Y hoy nos toca hacerlo en un registro diferente: porque si de la historia regional de finales del siglo XX se esperaba un enriquecimiento de la historia nacional (Fernández, 2007), en este momento esa parece una ganancia tan obvia que no puede ponerse como horizonte. Al contrario, para que nuestros esfuerzos tengan lugar en los foros internacionales de discusión historiográfica, debemos pensar Malvinas engarzada en muchas configuraciones. Tenemos que insertarla como objeto de historias que son regionales, políticas, biológicas y económicas, y por eso mismo también globales, transnacionales o conectadas. Y los lenguajes de todos estos abordajes deben estar al servicio de la investigación y no a la inversa; esa debe ser una precaución metodológica de primer orden.

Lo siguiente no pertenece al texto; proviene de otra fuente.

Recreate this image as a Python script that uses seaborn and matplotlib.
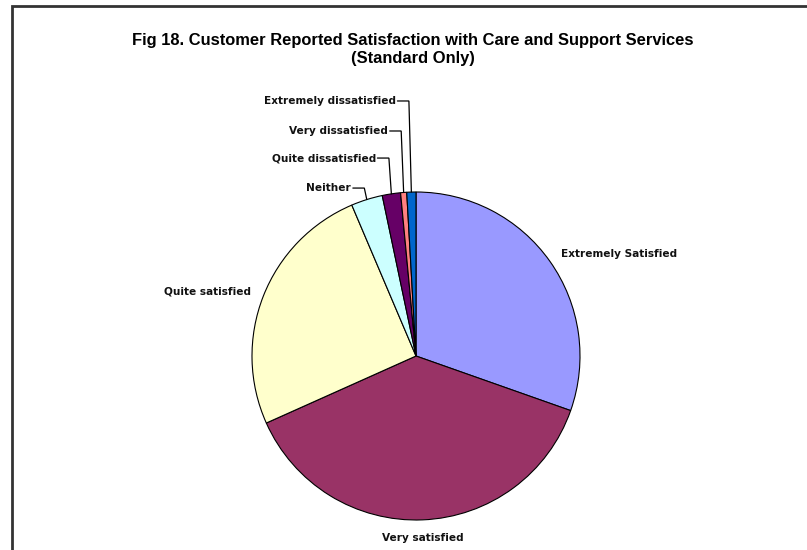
import numpy as np
import matplotlib
matplotlib.use("Agg")
import matplotlib.pyplot as plt
from matplotlib.patches import Rectangle
import seaborn as sns

# ---- data ----
categories = ["Extremely Satisfied", "Very satisfied", "Quite satisfied", "Neither",
              "Quite dissatisfied", "Very dissatisfied", "Extremely dissatisfied"]
shares = [30.4, 37.9, 25.3, 3.1, 1.8, 0.6, 0.9]
title_lines = ["Fig 18. Customer Reported Satisfaction with Care and Support Services",
               "(Standard Only)"]

# ---- styling ----
slice_colors = ["#9999FF", "#993366", "#FFFFCC", "#CCFFFF", "#660066", "#FF8080", "#0066CC"]
sns.set_theme(style="white")
plt.rcParams["font.family"] = ["Liberation Sans", "DejaVu Sans"]
palette = sns.color_palette(slice_colors)

W, H = 807, 550
fig = plt.figure(figsize=(W / 100, H / 100), dpi=100)
fig.patch.set_facecolor("white")

# pie axes (pixel geometry)
cx, cy, r = 416, 356, 164
ax = fig.add_axes([(cx - r) / W, (H - cy - r) / H, 2 * r / W, 2 * r / H])
wedges, _ = ax.pie(shares, colors=palette, startangle=90, counterclock=False,
                   wedgeprops=dict(edgecolor="black", linewidth=0.8))
ax.set_xlim(-1, 1)
ax.set_ylim(-1, 1)
ax.axis("off")

label_font = dict(fontsize=7.6, fontweight="bold", family=["DejaVu Sans"],
                  color="#111111")
# big slices: labels outside
for w, name in list(zip(wedges, categories))[:3]:
    ang = np.deg2rad((w.theta1 + w.theta2) / 2)
    x, y = 1.08 * np.cos(ang), 1.08 * np.sin(ang)
    ha = "center" if abs(x) < 0.2 else ("left" if x > 0 else "right")
    va = "top" if y < -0.9 else "center"
    ax.text(x, y, name, ha=ha, va=va, clip_on=False, **label_font)

# small slices: stacked labels with elbow leader lines
label_heights = [1.024, 1.207, 1.372, 1.555]
for w, name, ly in zip(wedges[3:], categories[3:], label_heights):
    ang = np.deg2rad((w.theta1 + w.theta2) / 2)
    ax_, ay_ = np.cos(ang), np.sin(ang)
    tx = ax_ - 0.095
    ax.text(tx, ly, name, ha="right", va="center", clip_on=False, **label_font)
    ax.plot([tx + 0.01, ax_ - 0.015, ax_], [ly, ly, ay_], color="black",
            linewidth=0.9, clip_on=False, solid_joinstyle="miter")

# title
fig.text(0.512, 1 - 41 / H, title_lines[0], ha="center", va="center",
         fontsize=11.9, fontweight="bold", color="black")
fig.text(0.512, 1 - 58 / H, title_lines[1], ha="center", va="center",
         fontsize=11.9, fontweight="bold", color="black")

# chart frame (extends beyond right/bottom edges)
fig.add_artist(Rectangle((12 / W, -0.2), 1.5, 1.2 - 5.5 / H, transform=fig.transFigure,
                         fill=False, edgecolor="#333333", linewidth=2))

fig.savefig("out.png", dpi=100)
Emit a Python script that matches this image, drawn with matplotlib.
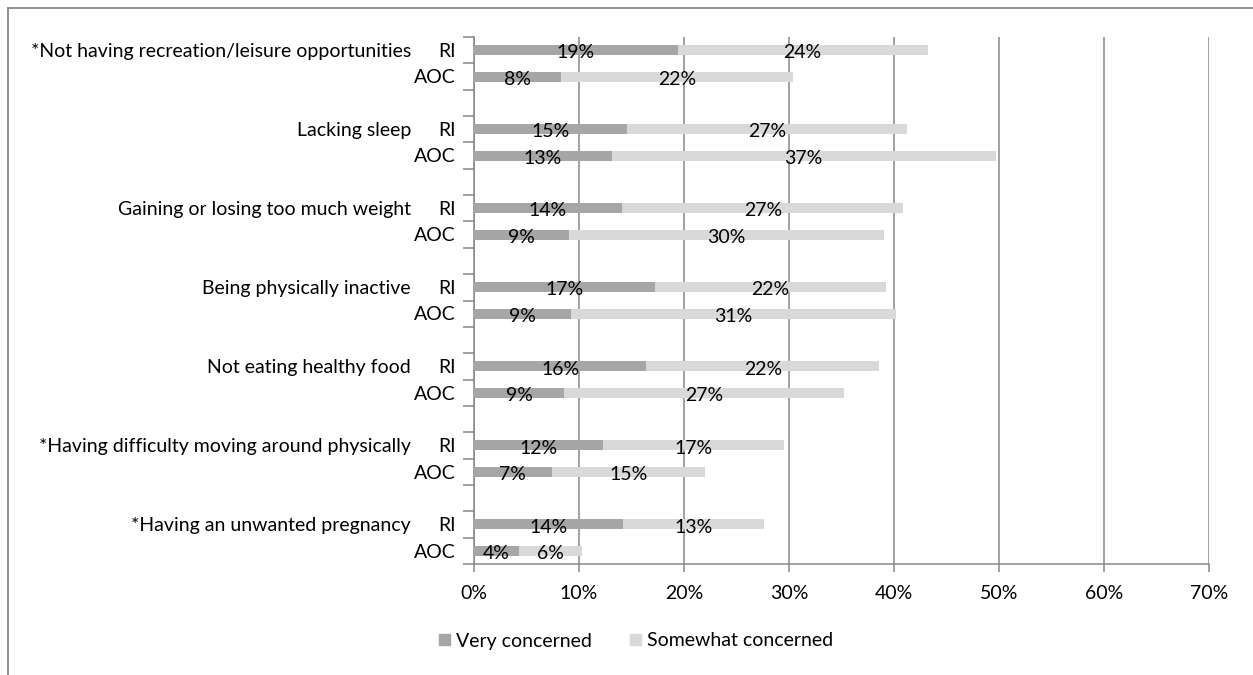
import numpy as np
import matplotlib.pyplot as plt
from matplotlib.lines import Line2D
from matplotlib.patches import Patch
import matplotlib.transforms as mtrans

plt.rcParams['font.family'] = ['Lato', 'DejaVu Sans']

categories = ['*Not having recreation/leisure opportunities', 'Lacking sleep',
              'Gaining or losing too much weight', 'Being physically inactive',
              'Not eating healthy food', '*Having difficulty moving around physically',
              '*Having an unwanted pregnancy']
groups = ['RI', 'AOC']

# percent values, RI first then AOC for each category
very_ri = [19.4, 14.6, 14.1, 17.2, 16.4, 12.3, 14.2]
very_aoc = [8.3, 13.1, 9.0, 9.2, 8.6, 7.4, 4.3]
some_ri = [23.8, 26.6, 26.8, 22.0, 22.2, 17.2, 13.4]
some_aoc = [22.1, 36.6, 30.0, 31.0, 26.6, 14.6, 6.0]

c_very = '#a6a6a6'
c_some = '#d9d9d9'
grid_c = '#878787'
fs = 14

fig = plt.figure(figsize=(12.53, 6.75), dpi=100)
ax = fig.add_axes([474/1253, 1-564/675, (1209-474)/1253, (564-37)/675])

# outer border (chart area, cropped)
fig.add_artist(Line2D([8/1253, 1], [1-8/675, 1-8/675], color=grid_c, lw=1.3))
fig.add_artist(Line2D([8/1253, 8/1253], [0, 1-8/675], color=grid_c, lw=1.3))

for i in range(len(categories)):
    for j, (v, s) in enumerate([(very_ri[i], some_ri[i]), (very_aoc[i], some_aoc[i])]):
        y = 3*i + j + 0.5
        ax.barh(y, v, height=0.38, color=c_very, zorder=3)
        ax.barh(y, s, left=v, height=0.38, color=c_some, zorder=3)
        ax.text(v/2, y+0.1, f'{round(v)}%', ha='center', va='center', fontsize=fs, zorder=4)
        ax.text(v + s/2, y+0.1, f'{round(s)}%', ha='center', va='center', fontsize=fs, zorder=4)

ax.set_xlim(0, 70)
ax.set_ylim(20, 0)
ax.set_xticks(np.arange(0, 71, 10))
ax.set_xticklabels([f'{t}%' for t in range(0, 71, 10)], fontsize=fs)
ax.xaxis.grid(True, color=grid_c, lw=1.1, zorder=1)
ax.tick_params(axis='x', length=6, color=grid_c, width=1.1, pad=9)

ax.set_yticks(np.arange(0, 21, 1))
ax.set_yticklabels([])
ax.tick_params(axis='y', length=8, color=grid_c, width=1.1)

for sp in ['top', 'right']:
    ax.spines[sp].set_visible(False)
for sp in ['left', 'bottom']:
    ax.spines[sp].set_color(grid_c)
    ax.spines[sp].set_linewidth(1.1)

trans = mtrans.blended_transform_factory(fig.transFigure, ax.transData)
for i, cat in enumerate(categories):
    ax.text(411/1253, 3*i + 0.5 + 0.05, cat, transform=trans, ha='right', va='center', fontsize=fs)
    for j, g in enumerate(groups):
        ax.text(456/1253, 3*i + j + 0.5 + 0.05, g, transform=trans, ha='right', va='center', fontsize=fs)

handles = [Patch(color=c_very, label='Very concerned'), Patch(color=c_some, label='Somewhat concerned')]
fig.legend(handles=handles, loc='center', bbox_to_anchor=(636/1253, 1-641/675), ncol=2,
           frameon=False, fontsize=fs, handlelength=0.55, handleheight=0.55,
           handletextpad=0.3, columnspacing=2.0)

fig.savefig('out.png', dpi=100)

Para quienes estamos interesados en los siglos que se denominan "coloniales" o (eurocéntricamente) "modernos", la historia de las Islas se encuadra en el período que, desde una cronología política, comprende la colonización francesa y el dominio español. Por esto mismo interesa su inserción en diferentes secuencias que hoy están tratando de ser explicadas por las historias trasnacionales de los siglos XVIII y XIX que no pueden prescindir de los enfoques regionales. Las disputas que al menos tres imperios europeos libraron en el Atlántico Sur durante el take off del capitalismo tuvieron escenarios gemelos y coetáneos en otras áreas –el archipiélago filipino al sureste de China, el estuario de Madrás al sur de India y el Caribe americano–, cuya historia regional engarza este proceso con otras historias nacionales. En el caso que nos ocupa, la invasión británica a Malvinas en 1833 fue un punto de quiebre que todavía resuena en las agendas diplomáticas del presente y, por eso mismo, tiene una connotación inevitablemente política que interesa tanto a los anticolonialismos internacionales como a los nacionalismos locales.
Si hasta hoy “participar activamente en las discusiones sobre la disputa por las Islas Malvinas genera amigos y enemigos” (Lorenz, 2013, p. 14), es hora de que emerjan interlocutores que no quepan en ninguna de las dos categorías. Porque –aunque se den combates por ella– hacer historia no es hacer la guerra.